When Grimble has the idea to practice programming, what does he think?

  1. “What planet is Mars on?”
  2. “I should do six hours of this today. This is so important. This is my dream! It’s going to be tough. PRESSURE!!!!!!”
  3. “Programming. Write three lines of code? Good. Try now.”

He’s going to think some version of #2. He will think about the importance of the work, the difficulty of the work, and the pressure to live out his dream. This intimidates him, and creates a large amount of internal resistance to do the work. And why does this intimidate him? Grimble resists programming because unlike cheese balls, his subconscious isn’t comfortable with it and prefers to do other things. Whenever you feel resistance to do something, it’s because your subconscious desires something else. (click to tweet)

His subconscious is saying, “Grimble, you fool! You can eat cheese balls and discuss Donald Trump on Facebook! It’s easier and more fun!”

Winning The Internal War

Some people don’t like the idea that they have a war going on inside of them. They want to see themselves as being in harmony. But this isn’t a matter of creating a war, it’s a matter of recognizing a natural, internal conflict that everyone has with goals that are foreign to their subconscious habits and preferences.

The good news is that with the right strategy, you can end this war. What’s the best way to neutralize an enemy? Make them join you! When your conscious and subconscious desire the same thing, there is no longer a conflict and you’ll have internal harmony. You’ll do the things you want to do.

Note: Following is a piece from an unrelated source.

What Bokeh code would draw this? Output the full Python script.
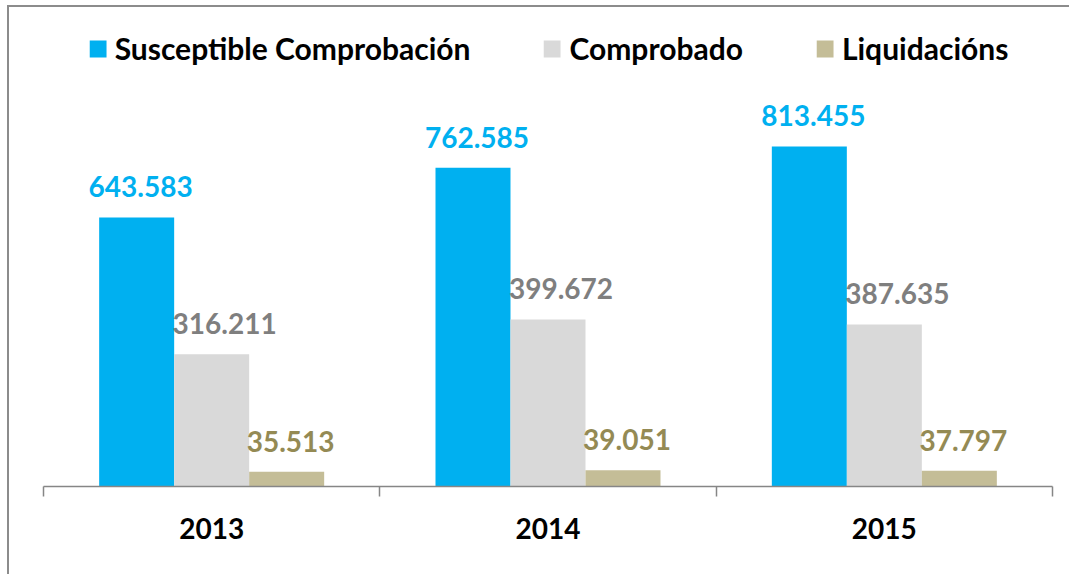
from bokeh.plotting import figure
from bokeh.models import (ColumnDataSource, Range1d, LinearAxis, FixedTicker,
                          LabelSet, Legend, LegendItem)
from bokeh.core.properties import value
from bokeh.transform import dodge
from bokeh.embed import file_html
from bokeh.resources import INLINE

# ---- data ----
years = ["2013", "2014", "2015"]
series_names = ["Susceptible Comprobación", "Comprobado", "Liquidacións"]
susceptible = [643583, 762585, 813455]
comprobado = [316211, 399672, 387635]
liquidacions = [35513, 39051, 37797]

bar_colors = ["#00B0F0", "#D9D9D9", "#C4BD97"]
label_colors = ["#00B0F0", "#7F7F7F", "#948A54"]
FONT = "Lato"


def fmt(v):
    return f"{v:,}".replace(",", ".")


centers = [i + 0.5 for i in range(len(years))]
src = ColumnDataSource(dict(
    xc=centers,
    s0=susceptible, s1=comprobado, s2=liquidacions,
    t0=[fmt(v) for v in susceptible],
    t1=[fmt(v) for v in comprobado],
    t2=[fmt(v) for v in liquidacions],
))

p = figure(
    width=1062, height=569,
    x_range=Range1d(0, len(years)),
    y_range=Range1d(0, 1119690),
    output_backend="svg", toolbar_location=None,
    x_axis_location=None, y_axis_location=None,
    min_border_left=34, min_border_right=19, min_border_top=11, min_border_bottom=90,
)
p.outline_line_color = None
p.xgrid.grid_line_color = None
p.ygrid.grid_line_color = None
p.background_fill_color = "white"
p.border_fill_color = "white"
p.styles = {"border-left": "2px solid #8c8c8c", "border-top": "2px solid #8c8c8c",
            "margin-left": "7px", "margin-top": "5px"}

# axis: category labels centred, ticks at category boundaries
ax = LinearAxis(
    ticker=FixedTicker(ticks=centers, minor_ticks=list(range(len(years) + 1))),
    major_label_overrides={c: y for c, y in zip(centers, years)},
)
ax.axis_line_color = "#868686"
ax.axis_line_width = 1.5
ax.major_tick_line_color = None
ax.major_tick_out = 0
ax.major_tick_in = 0
ax.minor_tick_line_color = "#868686"
ax.minor_tick_line_width = 1.5
ax.minor_tick_out = 10
ax.minor_tick_in = 0
ax.major_label_text_font = FONT
ax.major_label_text_font_style = "bold"
ax.major_label_text_font_size = "28px"
ax.major_label_text_color = "black"
ax.major_label_standoff = 21
p.add_layout(ax, "below")

bw = 0.223
offsets = [-bw, 0.0, bw]
x_shift = [4, 13, 4]
items = []
for k in range(3):
    r = p.vbar(x=dodge("xc", offsets[k]), top=f"s{k}", width=bw,
               source=src, fill_color=bar_colors[k], line_color=None)
    items.append(LegendItem(label=series_names[k], renderers=[r]))
    lab = LabelSet(x=dodge("xc", offsets[k]), y=f"s{k}", text=f"t{k}",
                   source=src, text_align="center", text_baseline="alphabetic",
                   x_offset=x_shift[k], y_offset=20,
                   text_font=value(FONT), text_font_style="bold", text_font_size="28px",
                   text_color=label_colors[k])
    p.add_layout(lab)

legend = Legend(items=items, orientation="horizontal", location="top_center")
legend.border_line_color = None
legend.background_fill_alpha = 0
legend.margin = 12
legend.padding = 0
legend.spacing = 71
legend.glyph_width = 21
legend.glyph_height = 21
legend.label_standoff = 7
legend.label_text_font = FONT
legend.label_text_font_style = "bold"
legend.label_text_font_size = "30px"
legend.label_text_color = "black"
p.add_layout(legend, "center")

open("out.html", "w").write(file_html(p, INLINE))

In order to get your subconscious mind to desire the same thing as your conscious mind, you have to train it. But in order to train it, you have to outsmart it. You have to win every battle of desire. 

A Cunning Strategy From the Master, Sun Tzu

Sun Tzu, one of history’s most revered war generals, wrote a book called The Art of War. It is considered to be a masterpiece in strategy. Perfect. We need strategy, and within Tzu’s book is a quote that contains our answer: 

“Appear weak when you are strong, and strong when you are weak.”

Feigning weakness or strength is one of the most cunning moves a person can make in any conflict.

Feigning weakness is the right choice in this case. It has the effect of disarming your opponent. It gives them a false sense of security.

Like the software programs that Grimble makes, the human subconscious is predictable in how it behaves and responds. Your prefrontal cortex is a powerful manager, but it’s an energy hog, which is why our subconscious takes over when we’re tired or stressed. The prefrontal cortex can interrupt subconscious operations with “manual overrides,” but in the long run, the subconscious runs the show. This subconscious internal machine is a critical way that we save and manage our energy.  

Since the subconscious plays such a key role, we need to understand what it wants. It wants consistency. The nature of the subconscious is that it hates change and likes things that are easy and familiar. This means it’s sensitive to changes you suggest. This is why we feign weakness—it disarms the knee-jerk resistance of the subconscious.

To feign weakness to your subconscious and win every battle, alter your suggested action. In the Grimble example above, he thought of a grueling and intense programming session, and then loaded even more pressure and importance on top of that. He asked for a lot. Unsurprisingly, this immediately elicited a powerful counterattack from his subconscious. Knockout. He lost.

There was another option, however, that would evoke a completely different response from his subconscious. Option #3 for Grimble’s programming task was “Programming. Write three lines of code? Good. Try now.” This, as you may notice, is the same type of “caveman language” Grimble thought when he saw the bucket of cheese balls! In more ways than just syntax, it matches the language of the subconscious; it’s low pressure and sounds easy. If this is a battle, the subconscious looks at the conscious mind and says, “Really? That’s your request? Okay, sure, but afterwards, we’re eating all the cheese balls. The entire bucket will be gone. Muahaha!” 

Hours later, you’ve programmed quite a bit. You’ve won the battle. Even better, your subconscious thinks IT won. The truth? You both won. You accomplished your goal in a way that didn’t alienate your subconscious desires.

The Big Picture

Zooming out, can you see what’s made procrastination an epidemic in modern society? We’ve been taught to make our short-term and long-term goals very BIG and IMPRESSIVE and IMPORTANT.

This is dumb.

Big changes are a THREAT to your subconscious mind. Any threat to the norm generates serious internal resistance. You may win the battles for a time, but remember that in the long run, your subconscious runs the show. It will outlast you like Rocky Balboa. 

If you want to change your behavior, disguise your goals as cheese balls! (click here to tweet this)

The next time—ANY time—you feel internal resistance to do something, think about the cheese balls. Think about how easy it is to eat one, and figure out how to create that same feeling with your goal by shrinking it. Goal achievement is a math equation of your ability against your internal resistance. Most people try to increase their ability through superficial motivational tactics. This is like a weakling puffing out his chest (feigning strength).

As Tzu suggests, this could work against a dynamic opponent by intimidating them, but the subconscious is not dynamic. It plays its role regardless of your plans. It may wait in the wings as you “take charge,” but once it sees you faint from exhaustion, it catches you and does its job, which is to make you eat cheese balls (because you didn’t train it to do anything else!).

There’s not actually a war between your conscious and subconscious, it only feels that way when you think in the traditional way. By asking for too much too fast, you’re betraying the nature of your brain. Your conscious and subconscious are on the same team, and it’s in your best interest to keep them that way. Simplify your objective. Make it smaller. You can scale it higher later. Starting is only the hardest part because people tend to tire themselves out with requirements before they do anything. 

The most life-changing skill you can learn? Make starting the easiest part.